The proof uses the theory of optimal control. It considers the set of intervals <math>\left[\underline\theta, \overline\theta \right] </math> in the nonmonotonic region of <math>x(\theta)</math> over which it might flatten the schedule. It then writes a Hamiltonian to obtain necessary conditions for a <math>x(\theta)</math> within the intervals
# that does satisfy monotonicity
# for which the monotonicity constraint is not binding on the boundaries of the interval
Condition two ensures that the <math>x(\theta)</math> satisfying the optimal control problem reconnects to the schedule in the original problem at the interval boundaries (no jumps). Any <math>x(\theta)</math> satisfying the necessary conditions must be flat because it must be monotonic and yet reconnect at the boundaries.

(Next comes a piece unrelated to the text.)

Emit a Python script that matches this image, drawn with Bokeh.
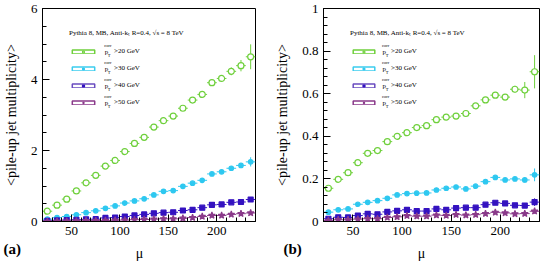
from bokeh.plotting import figure
from bokeh.models import (Range1d, SingleIntervalTicker, ColumnDataSource, Legend,
                          LegendItem, Label, CustomJSTickFormatter)
from bokeh.layouts import row, column
from bokeh.embed import file_html
from bokeh.resources import INLINE

# ---- data -------------------------------------------------------------
mu = [25, 35, 45, 55, 65, 75, 85, 95, 105, 115, 125,
      135, 145, 155, 165, 175, 185, 195, 205, 215, 225, 235]
mu_half_bin = 5

pt_labels = [">20 GeV", ">30 GeV", ">40 GeV", ">50 GeV"]

# (a) pile-up jet multiplicity
a_pt20 = [0.29, 0.46, 0.63, 0.86, 1.09, 1.30, 1.56, 1.72, 1.97, 2.20, 2.37,
          2.66, 2.84, 2.97, 3.19, 3.42, 3.58, 3.91, 4.03, 4.23, 4.39, 4.64]
a_pt20_err = [0.02, 0.02, 0.02, 0.02, 0.02, 0.02, 0.03, 0.03, 0.03, 0.03, 0.04,
              0.04, 0.04, 0.05, 0.05, 0.06, 0.07, 0.08, 0.09, 0.11, 0.16, 0.35]
a_pt30 = [0.065, 0.11, 0.14, 0.19, 0.25, 0.30, 0.37, 0.44, 0.52, 0.58, 0.64,
          0.75, 0.85, 0.87, 0.99, 1.08, 1.16, 1.34, 1.40, 1.50, 1.58, 1.68]
a_pt30_err = [0.01, 0.01, 0.01, 0.01, 0.01, 0.01, 0.01, 0.01, 0.02, 0.02, 0.02,
              0.02, 0.02, 0.02, 0.03, 0.03, 0.03, 0.04, 0.04, 0.05, 0.06, 0.13]
a_pt40 = [0.02, 0.03, 0.04, 0.05, 0.06, 0.065, 0.10, 0.11, 0.14, 0.17, 0.20,
          0.23, 0.25, 0.26, 0.31, 0.33, 0.39, 0.47, 0.48, 0.54, 0.55, 0.62]
a_pt40_err = [0.005, 0.005, 0.005, 0.005, 0.005, 0.005, 0.01, 0.01, 0.01, 0.01, 0.01,
              0.01, 0.01, 0.01, 0.01, 0.02, 0.02, 0.02, 0.02, 0.03, 0.03, 0.05]
a_pt50 = [0.005, 0.01, 0.012, 0.015, 0.02, 0.025, 0.03, 0.035, 0.04, 0.05, 0.056,
          0.065, 0.075, 0.075, 0.09, 0.11, 0.14, 0.17, 0.17, 0.20, 0.22, 0.24]
a_pt50_err = [0.003, 0.003, 0.003, 0.003, 0.004, 0.004, 0.005, 0.005, 0.005, 0.006, 0.006,
              0.007, 0.008, 0.008, 0.009, 0.01, 0.01, 0.012, 0.012, 0.015, 0.02, 0.03]

# (b) pile-up jet multiplicity
b_pt20 = [0.156, 0.198, 0.229, 0.276, 0.320, 0.333, 0.375, 0.400, 0.417, 0.441, 0.450,
          0.478, 0.490, 0.495, 0.507, 0.543, 0.571, 0.593, 0.584, 0.621, 0.617, 0.703]
b_pt20_err = [0.004, 0.004, 0.004, 0.004, 0.004, 0.004, 0.005, 0.005, 0.005, 0.005, 0.006,
              0.006, 0.006, 0.007, 0.007, 0.008, 0.009, 0.010, 0.012, 0.016, 0.038, 0.078]
b_pt30 = [0.044, 0.055, 0.059, 0.081, 0.090, 0.098, 0.109, 0.125, 0.131, 0.133, 0.134,
          0.148, 0.156, 0.162, 0.153, 0.166, 0.187, 0.207, 0.195, 0.200, 0.195, 0.219]
b_pt30_err = [0.002, 0.002, 0.002, 0.002, 0.002, 0.002, 0.003, 0.003, 0.003, 0.003, 0.003,
              0.003, 0.004, 0.004, 0.004, 0.004, 0.005, 0.005, 0.006, 0.008, 0.012, 0.030]
b_pt40 = [0.013, 0.020, 0.019, 0.028, 0.036, 0.034, 0.045, 0.050, 0.055, 0.049, 0.049,
          0.059, 0.055, 0.063, 0.065, 0.065, 0.079, 0.088, 0.085, 0.076, 0.075, 0.091]
b_pt40_err = [0.001, 0.001, 0.001, 0.001, 0.002, 0.002, 0.002, 0.002, 0.002, 0.002, 0.002,
              0.002, 0.002, 0.003, 0.003, 0.003, 0.003, 0.003, 0.004, 0.005, 0.008, 0.018]
b_pt50 = [0.005, 0.008, 0.008, 0.011, 0.013, 0.013, 0.019, 0.022, 0.027, 0.025, 0.025,
          0.030, 0.028, 0.032, 0.030, 0.032, 0.037, 0.043, 0.040, 0.036, 0.037, 0.048]
b_pt50_err = [0.001, 0.001, 0.001, 0.001, 0.001, 0.001, 0.001, 0.001, 0.002, 0.002, 0.002,
              0.002, 0.002, 0.002, 0.002, 0.002, 0.002, 0.003, 0.003, 0.004, 0.005, 0.012]

# ---- styles -----------------------------------------------------------
SERIF = "Liberation Serif"
STYLES = [
    dict(color="#6fd03c", box="#6fd03c", marker="circle", size=6, fill="white"),
    dict(color="#2ec8f0", box="#3ccdee", marker="circle", size=4.5, fill=None),
    dict(color="#3412c0", box="#6a4cc0", marker="square", size=5, fill=None),
    dict(color="#8a3a8a", box="#8a3a8a", marker="star", size=7, fill=None),
]
HEADER = "Pythia 8, MB, Anti-k\u209c R=0.4, \u221as = 8 TeV"

PAGE_W, PAGE_H = 543, 262
STRIP_H = 21                      # caption strip under the two panels
PANEL_H = PAGE_H - STRIP_H
FRAME_W, FRAME_H, FRAME_TOP = 216, 213, 8
X0, X1 = 20, 240
NAN = float("nan")


def build_panel(series, errors, y_max, y_step, y_minor, width, left, right,
                page_left, glyph_w, label_gap):
    frame_left = page_left + left

    def to_data(px, py):
        x = X0 + (px - frame_left) * (X1 - X0) / FRAME_W
        y = y_max - (py - FRAME_TOP) * y_max / FRAME_H
        return x, y

    p = figure(width=width, height=PANEL_H, x_range=Range1d(X0, X1), y_range=Range1d(0, y_max),
               output_backend="svg", toolbar_location=None,
               min_border_left=left, min_border_right=right,
               min_border_top=FRAME_TOP, min_border_bottom=PANEL_H - FRAME_TOP - FRAME_H)
    p.grid.visible = False
    p.outline_line_color = "black"
    p.outline_line_width = 1

    fmt = CustomJSTickFormatter(code="return String(Number(tick.toFixed(2)))")
    p.xaxis.ticker = SingleIntervalTicker(interval=50, num_minor_ticks=5)
    p.yaxis.ticker = SingleIntervalTicker(interval=y_step, num_minor_ticks=y_minor)
    p.yaxis.formatter = fmt
    for ax in (p.xaxis[0], p.yaxis[0]):
        ax.major_tick_in = 7
        ax.major_tick_out = 0
        ax.minor_tick_in = 4
        ax.minor_tick_out = 0
        ax.major_label_text_font = SERIF
        ax.major_label_text_font_size = "13px"
        ax.major_label_text_color = "black"
        ax.major_label_standoff = 5
        ax.axis_line_color = "black"
        ax.major_tick_line_color = "black"
        ax.minor_tick_line_color = "black"
    p.yaxis.axis_label = "<pile-up jet multiplicity>"
    p.yaxis.axis_label_text_font = SERIF
    p.yaxis.axis_label_text_font_size = "14px"
    p.yaxis.axis_label_text_font_style = "normal"
    p.yaxis.axis_label_text_color = "black"
    p.yaxis.axis_label_standoff = 9

    items = []
    for vals, errs, st, lbl in zip(series, errors, STYLES, pt_labels):
        src = ColumnDataSource(dict(
            x=mu, y=vals,
            xl=[m - mu_half_bin for m in mu], xr=[m + mu_half_bin for m in mu],
            lo=[v - e for v, e in zip(vals, errs)], hi=[v + e for v, e in zip(vals, errs)]))
        p.segment(x0="xl", x1="xr", y0="y", y1="y", source=src, line_color=st["color"], line_width=1)
        p.segment(x0="x", x1="x", y0="lo", y1="hi", source=src, line_color=st["color"], line_width=1)
        sc = p.scatter(x="x", y="y", source=src, marker=st["marker"], size=st["size"],
                       line_color=st["color"], line_width=1.2,
                       fill_color=st["fill"] if st["fill"] else st["color"])
        # legend-only outline box (no drawable extent in the plot)
        box = p.quad(left=[NAN], right=[NAN], top=[NAN], bottom=[NAN], fill_color="white",
                     line_color=st["box"], line_width=1.5)
        items.append(LegendItem(label=lbl, renderers=[box, sc]))

    legend = Legend(items=items, location=(27, 115), title=HEADER,
                    glyph_width=glyph_w, glyph_height=5, label_standoff=label_gap,
                    label_height=8, spacing=9, padding=0, margin=0,
                    border_line_alpha=0, background_fill_alpha=0, title_standoff=10,
                    title_text_font=SERIF, title_text_font_size="7px",
                    title_text_font_style="normal", title_text_color="black",
                    label_text_font=SERIF, label_text_font_size="7px",
                    label_text_color="black")
    p.add_layout(legend)

    # p_T^corr symbol in front of each legend label
    p_left = frame_left + 27 + glyph_w + label_gap - 9
    for i in range(len(pt_labels)):
        cy = 50.8 + 17 * i
        for txt, dx, dy, size in (("p", 0, 1, "7px"), ("T", 3.2, 4.6, "4.5px"),
                                  ("corr", -0.5, -5.4, "4.5px")):
            x, y = to_data(p_left + dx, cy + dy)
            p.add_layout(Label(x=x, y=y, text=txt, text_font=SERIF, text_font_size=size,
                               text_align="left", text_baseline="middle", text_color="black"))
    return p


pa = build_panel([a_pt20, a_pt30, a_pt40, a_pt50],
                 [a_pt20_err, a_pt30_err, a_pt40_err, a_pt50_err],
                 6, 2, 4, 271, 39, 16, 0, 28, 17)
pb = build_panel([b_pt20, b_pt30, b_pt40, b_pt50],
                 [b_pt20_err, b_pt30_err, b_pt40_err, b_pt50_err],
                 1, 0.2, 5, 272, 52, 4, 271, 27, 14)

# caption strip: x-axis titles and panel tags, in page pixels
strip = figure(width=PAGE_W, height=STRIP_H, x_range=Range1d(0, PAGE_W),
               y_range=Range1d(0, STRIP_H), output_backend="svg", toolbar_location=None,
               x_axis_type=None, y_axis_type=None, min_border=0)
strip.min_border_left = strip.min_border_right = 0
strip.min_border_top = strip.min_border_bottom = 0
strip.grid.visible = False
strip.outline_line_color = None

for tag, tag_x, mu_x in (("(a)", 3, 139), ("(b)", 283, 421)):
    strip.add_layout(Label(x=mu_x, y=PAGE_H - 252.5, text="\u03bc", text_font=SERIF,
                           text_font_size="14px", text_align="center",
                           text_baseline="alphabetic", text_color="black"))
    strip.add_layout(Label(x=tag_x, y=PAGE_H - 248, text=tag, text_font=SERIF,
                           text_font_size="15px", text_font_style="bold", text_align="left",
                           text_baseline="middle", text_color="black"))

layout = column(row(pa, pb), strip)
open("out.html", "w").write(file_html(layout, INLINE))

As before maximize the principal's expected payoff, but this time subject to the monotonicity constraint
:<math>\frac{\partial x}{\partial \theta} \geq 0</math>
and use a Hamiltonian to do it, with shadow price <math>\nu(\theta)</math>
:<math>H = \left( V(x,\theta) - \underline{u}(\theta_0) - \frac{1-P(\theta)}{p(\theta)} \frac{\partial V}{\partial \theta}(x,\theta) - c(x) \right)p(\theta) + \nu(\theta) \frac{\partial x}{\partial \theta} </math>
where <math>x</math> is a state variable and <math>\partial x/\partial \theta</math> the control. As usual in optimal control the costate evolution equation must satisfy
:<math> \frac{\partial \nu}{\partial \theta} = -\frac{\partial H}{\partial x} = -\left( \frac{\partial V}{\partial x}(x,\theta) - \frac{1-P(\theta)}{p(\theta)} \frac{\partial^2 V}{\partial \theta \, \partial x}(x,\theta) - \frac{\partial c}{\partial x}(x) \right) p(\theta) </math>
Taking advantage of condition 2, note the monotonicity constraint is not binding at the boundaries of the <math>\theta</math> interval,
:<math>\nu(\underline\theta) = \nu(\overline\theta) = 0</math>
meaning the costate variable condition can be integrated and also equals 0
:<math>\int^{\overline\theta}_{\underline\theta} \left( \frac{\partial V}{\partial x}(x,\theta) - \frac{1-P(\theta)}{p(\theta)} \frac{\partial^2 V}{\partial \theta \, \partial x}(x,\theta) - \frac{\partial c}{\partial x}(x) \right) p(\theta) \, d\theta = 0 </math>
The average distortion of the principal's surplus must be 0. To flatten the schedule, find an <math>x</math> such that its inverse image maps to a <math>\theta</math> interval satisfying the condition above.